> [The problem]: Write each line of the material exactly as given, from the top through the line that contains "2022.94, 2023.22, 2023.46];", and omit all pictures.
==========
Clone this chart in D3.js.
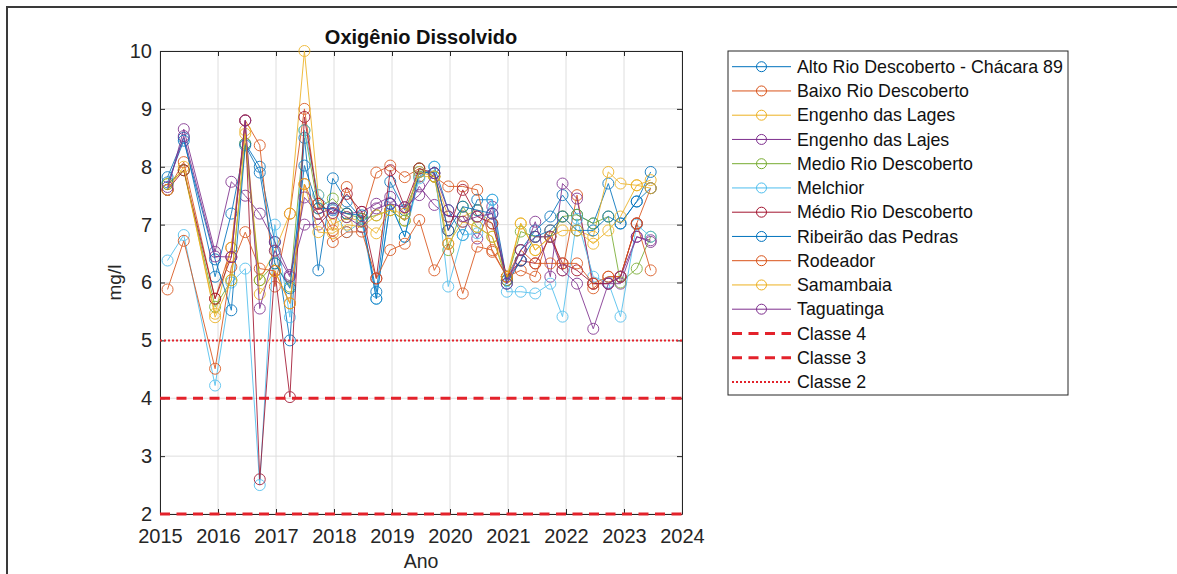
<!DOCTYPE html>
<html>
<head>
<meta charset="utf-8">
<script src="https://cdn.jsdelivr.net/npm/d3@7"></script>
<style>
  html, body { margin: 0; padding: 0; background: #fff; }
  svg { display: block; font-family: Arial, "Liberation Sans", sans-serif; }
</style>
</head>
<body>
<div id="chart"></div>
<script>
// sampling dates (decimal years)
const dates = [2015.13, 2015.41, 2015.95, 2016.23, 2016.47, 2016.72, 2016.98, 2017.24, 2017.49, 2017.73,
  2017.98, 2018.22, 2018.48, 2018.73, 2018.97, 2019.22, 2019.47, 2019.73, 2019.97, 2020.22,
  2020.47, 2020.73, 2020.98, 2021.22, 2021.47, 2021.73, 2021.94, 2022.19, 2022.47, 2022.73,
  2022.94, 2023.22, 2023.46];

const altoRio = [7.82, 8.5, 6.1, 7.19, 8.4, 8.0, 6.7, 5.0, 8.5, 6.21, 7.8, 7.4, 7.1, 5.84, 7.74, 7.25, 7.83, 8.0, 7.25, 6.82, 7.43, 7.43, 6.04, 6.56, 6.9, 7.14, 7.51, 7.17, 7.02, 7.71, 7.02, 7.4, 7.91];
const baixoRio = [7.6, 8.08, 5.72, 6.6, 8.8, 8.37, 5.93, 7.19, 9.0, 7.36, 6.9, 7.65, 7.05, 7.9, 8.02, 7.82, 7.97, 7.83, 7.66, 7.66, 7.6, 6.53, 6.1, 6.21, 6.1, 6.9, 6.21, 7.51, 5.9, 6.1, 6.1, 7.02, 7.63];
const engenhoLages = [7.7, 7.94, 5.46, 6.6, 8.63, 6.04, 6.55, 7.19, 10.0, 7.51, 7.0, 7.13, 7.05, 6.85, 7.25, 7.07, 7.83, 7.83, 7.14, 7.14, 7.25, 7.02, 6.04, 7.02, 6.56, 6.79, 7.14, 6.9, 6.79, 7.91, 7.71, 7.68, 7.77];
const engenhoLajes = [7.6, 8.65, 6.53, 7.74, 7.5, 7.19, 6.7, 6.13, 7.0, 7.0, 7.25, 7.19, 7.22, 7.36, 7.48, 7.19, 7.66, 7.34, 7.14, 7.14, 6.76, 7.31, 6.04, 6.38, 7.05, 6.1, 7.71, 7.45, 5.98, 5.98, 5.98, 6.79, 6.73];
const medioRio = [7.7, 7.94, 5.58, 6.04, 8.4, 6.04, 6.33, 5.93, 8.63, 7.28, 7.45, 7.19, 7.1, 7.16, 7.25, 7.07, 7.97, 7.83, 6.56, 7.31, 6.96, 6.79, 6.04, 6.88, 6.79, 6.79, 7.14, 7.17, 7.02, 7.14, 6.0, 6.24, 6.79];
const melchior = [6.38, 6.82, 4.22, 6.0, 6.24, 2.5, 7.0, 5.4, 8.63, 7.51, 7.25, 6.87, 7.05, 5.72, 7.36, 6.79, 7.8, 8.0, 5.93, 6.82, 6.85, 7.43, 5.84, 5.84, 5.81, 5.98, 5.41, 7.1, 6.1, 6.0, 5.41, 7.0, 6.79];
const medioRioAcento = [7.6, 7.94, 5.72, 6.44, 8.8, 2.6, 6.2, 4.02, 8.86, 7.36, 7.2, 7.53, 7.22, 6.07, 7.94, 7.3, 7.97, 7.89, 6.9, 7.6, 7.14, 7.02, 6.1, 6.38, 6.33, 6.79, 6.33, 6.21, 5.98, 5.98, 6.1, 7.02, null];
const ribeiraoPedras = [7.73, 8.45, 6.4, 5.52, 8.37, 7.9, 6.33, 5.9, 8.02, 7.28, 7.28, 7.19, 7.16, 5.72, 7.36, 6.79, 7.91, 7.89, 6.9, 7.31, 7.25, 7.19, 5.98, 6.38, 6.79, 6.9, 7.14, 6.9, 6.9, 7.14, 7.02, 7.4, 7.63];
const rodeador = [5.88, 6.72, 4.51, 6.27, 6.87, 6.24, 6.2, 5.64, 7.7, 7.19, 6.7, 6.87, 6.88, 6.07, 6.56, 6.67, 7.08, 6.21, 6.67, 5.81, 6.62, 6.56, 6.1, 6.56, 6.33, 6.33, 6.33, 6.33, 5.98, 6.1, 6.1, 7.02, 6.21];
const samambaia = [7.6, 8.0, 5.4, 6.04, 8.57, 5.8, 6.2, 5.64, 7.7, 6.87, 6.85, 7.0, 6.96, 7.16, 7.25, 7.19, 7.91, 7.83, 6.67, 7.05, 6.96, 6.79, 6.1, 7.02, 6.56, 6.79, 6.9, 6.9, 6.67, 6.9, 7.14, 7.68, 7.63];
const taguatinga = [7.65, 8.53, 6.45, 6.44, 8.8, 5.55, 6.55, 6.1, 7.47, 7.19, 7.28, 7.13, 6.96, 7.28, 7.36, 7.3, 7.51, 7.89, 7.25, 7.05, 7.14, 7.19, 5.98, 6.56, 6.79, 6.79, 6.21, 5.98, 5.2, 5.98, 6.1, 6.79, 6.7];

const seriesNames = ["Alto Rio Descoberto - Chácara 89", "Baixo Rio Descoberto", "Engenho das Lages",
  "Engenho das Lajes", "Medio Rio Descoberto", "Melchior", "Médio Rio Descoberto",
  "Ribeirão das Pedras", "Rodeador", "Samambaia", "Taguatinga"];
const seriesValues = [altoRio, baixoRio, engenhoLages, engenhoLajes, medioRio, melchior,
  medioRioAcento, ribeiraoPedras, rodeador, samambaia, taguatinga];

// class limits (mg/l)
const classNames = ["Classe 4", "Classe 3", "Classe 2"];
const classLimits = [2, 4, 5];

const xTicks = [2015, 2016, 2017, 2018, 2019, 2020, 2021, 2022, 2023, 2024];
const yTicks = [2, 3, 4, 5, 6, 7, 8, 9, 10];

// matlab default line colours
const palette = ["#0072BD", "#D95319", "#EDB120", "#7E2F8E", "#77AC30", "#4DBEEE", "#A2142F"];
const RED = "#E3222B";
const classDash = ["10,6.5", "10,6.5", "2,2"];
const classWidth = [3, 3, 2];

const W = 1177, H = 574;
const plot = { left: 160, right: 682, top: 51, bottom: 514 };

const svg = d3.select("#chart").append("svg")
  .attr("width", W)
  .attr("height", H);

// outer figure frame (clipped at right and bottom)
svg.append("path")
  .attr("d", `M7,${H + 5}V7H${W + 5}`)
  .attr("fill", "none")
  .attr("stroke", "#3a3a3a")
  .attr("stroke-width", 2);

const x = d3.scaleLinear().domain([2015, 2024]).range([plot.left, plot.right]);
const y = d3.scaleLinear().domain([2, 10]).range([plot.bottom, plot.top]);

// grid
const grid = svg.append("g").attr("class", "grid");
grid.selectAll("line.gx")
  .data(xTicks)
  .enter().append("line")
  .attr("x1", d => x(d)).attr("x2", d => x(d))
  .attr("y1", plot.top).attr("y2", plot.bottom)
  .attr("stroke", "#dedede").attr("stroke-width", 1);
grid.selectAll("line.gy")
  .data(yTicks)
  .enter().append("line")
  .attr("x1", plot.left).attr("x2", plot.right)
  .attr("y1", d => y(d)).attr("y2", d => y(d))
  .attr("stroke", "#dedede").attr("stroke-width", 1);

// axes, ticks pointing inwards like matlab
const axisColor = "#262626";
const styleAxis = g => {
  g.select(".domain").attr("stroke", axisColor);
  g.selectAll(".tick line").attr("stroke", axisColor);
  g.selectAll(".tick text").attr("fill", axisColor).attr("font-size", 20);
};

svg.append("g")
  .attr("transform", `translate(0,${plot.bottom})`)
  .call(d3.axisBottom(x).tickValues(xTicks).tickFormat(d3.format("d")).tickSizeInner(-5).tickSizeOuter(0).tickPadding(15))
  .call(styleAxis)
  .attr("font-family", null);

svg.append("g")
  .attr("transform", `translate(${plot.left},0)`)
  .call(d3.axisLeft(y).tickValues(yTicks).tickFormat(d3.format("d")).tickSizeInner(-5).tickSizeOuter(0).tickPadding(8))
  .call(styleAxis)
  .attr("font-family", null);

svg.append("g")
  .attr("transform", `translate(0,${plot.top})`)
  .call(d3.axisTop(x).tickValues(xTicks).tickFormat("").tickSizeInner(-5).tickSizeOuter(0))
  .call(styleAxis);

svg.append("g")
  .attr("transform", `translate(${plot.right},0)`)
  .call(d3.axisRight(y).tickValues(yTicks).tickFormat("").tickSizeInner(-5).tickSizeOuter(0))
  .call(styleAxis);

// data series
const line = d3.line()
  .defined(d => d.v != null)
  .x(d => x(d.t))
  .y(d => y(d.v));

const series = seriesValues.map((vals, i) => ({
  name: seriesNames[i],
  color: palette[i % palette.length],
  points: vals.map((v, j) => ({ t: dates[j], v: v }))
}));

const sg = svg.append("g").attr("class", "series");
series.forEach(s => {
  const g = sg.append("g").attr("opacity", 0.85);
  g.append("path")
    .datum(s.points)
    .attr("d", line)
    .attr("fill", "none")
    .attr("stroke", s.color)
    .attr("stroke-width", 1);
  g.selectAll("circle")
    .data(s.points.filter(d => d.v != null))
    .enter().append("circle")
    .attr("cx", d => x(d.t))
    .attr("cy", d => y(d.v))
    .attr("r", 5.5)
    .attr("fill", "none")
    .attr("stroke", s.color)
    .attr("stroke-width", 1);
});

// class limit lines
classLimits.forEach((c, i) => {
  svg.append("line")
    .attr("x1", plot.left).attr("x2", plot.right)
    .attr("y1", y(c)).attr("y2", y(c))
    .attr("stroke", RED)
    .attr("stroke-width", classWidth[i])
    .attr("stroke-dasharray", classDash[i]);
});

// title and labels
svg.append("text")
  .attr("x", (plot.left + plot.right) / 2)
  .attr("y", 44)
  .attr("text-anchor", "middle")
  .attr("font-size", 20)
  .attr("font-weight", "bold")
  .attr("fill", "#111")
  .text("Oxigênio Dissolvido");

svg.append("text")
  .attr("x", (plot.left + plot.right) / 2)
  .attr("y", 568)
  .attr("text-anchor", "middle")
  .attr("font-size", 19.5)
  .attr("fill", axisColor)
  .text("Ano");

svg.append("text")
  .attr("transform", `translate(121,${(plot.top + plot.bottom) / 2}) rotate(-90)`)
  .attr("text-anchor", "middle")
  .attr("font-size", 19)
  .attr("fill", axisColor)
  .text("mg/l");

// legend
const leg = { x: 728, y: 51, w: 340, h: 344, row0: 66.7, rowH: 24.25 };
const lg = svg.append("g").attr("class", "legend");
lg.append("rect")
  .attr("x", leg.x).attr("y", leg.y)
  .attr("width", leg.w).attr("height", leg.h)
  .attr("fill", "#fff")
  .attr("stroke", axisColor)
  .attr("stroke-width", 1);

const legendItems = series.map(s => ({ name: s.name, color: s.color, marker: true, dash: null, width: 1 }))
  .concat(classNames.map((n, i) => ({ name: n, color: RED, marker: false, dash: classDash[i], width: classWidth[i] })));

const rows = lg.selectAll("g.row")
  .data(legendItems)
  .enter().append("g")
  .attr("transform", (d, i) => `translate(0,${leg.row0 + i * leg.rowH})`);

rows.append("line")
  .attr("x1", 732).attr("x2", 791)
  .attr("y1", 0).attr("y2", 0)
  .attr("stroke", d => d.color)
  .attr("stroke-width", d => d.width)
  .attr("stroke-dasharray", d => d.dash);

rows.filter(d => d.marker).append("circle")
  .attr("cx", 761.5).attr("cy", 0).attr("r", 5)
  .attr("fill", "none")
  .attr("stroke", d => d.color)
  .attr("stroke-width", 1);

rows.append("text")
  .attr("x", 797)
  .attr("y", 0)
  .attr("dy", "0.35em")
  .attr("font-size", 17.8)
  .attr("fill", "#111")
  .text(d => d.name);
</script>
</body>
</html>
==========
> [Response to this task]:
Clone this chart in D3.js.
<!DOCTYPE html>
<html>
<head>
<meta charset="utf-8">
<script src="https://cdn.jsdelivr.net/npm/d3@7"></script>
<style>
  html, body { margin: 0; padding: 0; background: #fff; }
  svg { display: block; font-family: Arial, "Liberation Sans", sans-serif; }
</style>
</head>
<body>
<div id="chart"></div>
<script>
// sampling dates (decimal years)
const dates = [2015.13, 2015.41, 2015.95, 2016.23, 2016.47, 2016.72, 2016.98, 2017.24, 2017.49, 2017.73,
  2017.98, 2018.22, 2018.48, 2018.73, 2018.97, 2019.22, 2019.47, 2019.73, 2019.97, 2020.22,
  2020.47, 2020.73, 2020.98, 2021.22, 2021.47, 2021.73, 2021.94, 2022.19, 2022.47, 2022.73,
  2022.94, 2023.22, 2023.46];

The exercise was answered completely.